Source: Reuters Institute Digital News Report 2024

Trust in news is low partly because people have learned — even if they can't articulate why — that they're being manipulated. They're right.

What you can actually do about it

The most durable solution is developing an ear for the patterns above. Over time, ALL CAPS and "UNPRECEDENTED" start reading as red flags rather than signals of importance. The recognition itself is the filter.

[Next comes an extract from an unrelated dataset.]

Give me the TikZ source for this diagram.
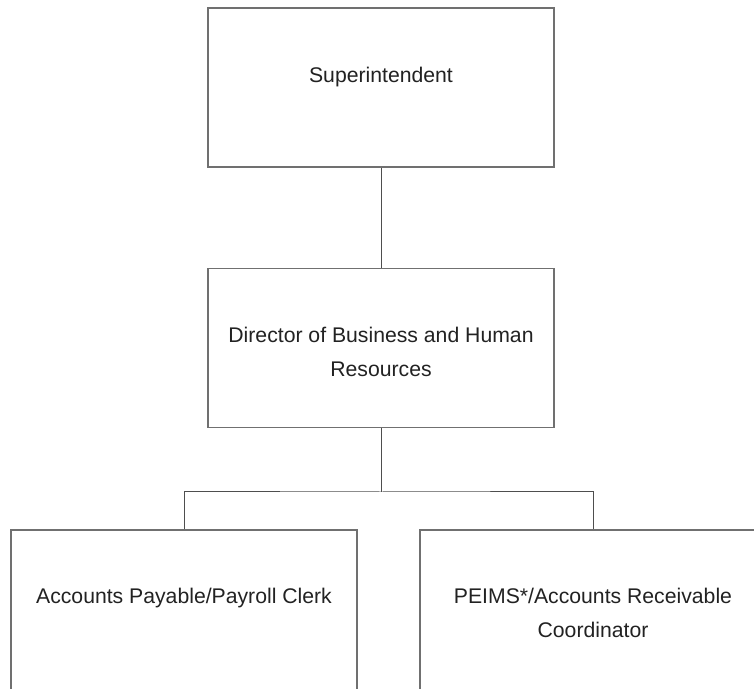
\documentclass[tikz,border=0pt]{standalone}
\usepackage{fontspec}
\setmainfont{Liberation Sans}
\definecolor{boxline}{RGB}{112,112,112}
\definecolor{linkline}{RGB}{78,78,78}
\definecolor{labeltext}{RGB}{34,34,34}
\begin{document}
\begin{tikzpicture}[x=1pt,y=1pt,
  orgbox/.style={draw=boxline, line width=1.3pt, fill=white, rectangle,
    minimum width=346pt, minimum height=159pt, inner sep=0pt},
  lowbox/.style={orgbox, minimum height=170pt},
  link/.style={draw=linkline, line width=1pt},
  lbl/.style={font=\fontsize{21.2}{34}\selectfont, text=labeltext,
    align=center, anchor=base, inner sep=0pt}]
  \useasboundingbox (0,0) rectangle (754,688);
  \clip (0,0) rectangle (754,688);

  % boxes of the chart
  \node[orgbox] (sup)   at (381,600.5) {};
  \node[orgbox] (dir)   at (381,340)   {};
  \node[lowbox] (clerk) at (184,73)    {};
  \node[lowbox] (peims) at (593,73)    {};

  % titles (base anchor sits on the last line)
  \node[lbl] (supT)   at (381,605) {Superintendent};
  \node[lbl] (dirT)   at (381,311) {Director of Business and Human\\Resources};
  \node[lbl] (clerkT) at (184,85)  {Accounts Payable/Payroll Clerk};
  \node[lbl] (peimsT) at (593,51)  {PEIMS*/Accounts Receivable\\Coordinator};

  % reporting lines
  \coordinate (bus) at (381,196);
  \draw[link] (sup.south) -- (dir.north);
  \draw[link] (dir.south) -- (bus);
  \draw[link] (clerk.north) |- (bus) -| (peims.north);
\end{tikzpicture}
\end{document}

For the ambient sensationalism you encounter while reading normally — the headline you didn't go looking for, the Google result you didn't intend to click, the tweet that appeared in your feed — there are a few approaches that work at the structural level:

  • Reader mode. Built into most browsers. Strips visual noise and shows you the article text. Doesn't change the words, but removes the emotional manipulation of the surrounding design.
  • Subscriptions over feeds. If you pay directly for a news outlet, you've created an incentive for them to serve you rather than their advertisers. Your quality floor goes up.
  • RSS over social. Chronological, no algorithm, no engagement optimisation. Most publications still support it.
  • Content rewriting tools. A newer category — software that reads the text of a post and strips the manipulative framing before you see it. Devoke does this, with a toggle to see the original any time. It's free to try for 7 days if you want to see what your feed looks like without the noise.

Most of these interventions have a ceiling. The manipulation layer is designed to work fast, before your conscious evaluation engages. The most effective thing — the most reliable thing — is to make the manipulation visible.

Once you see the fingerprints, you can't stop seeing them. That's the point.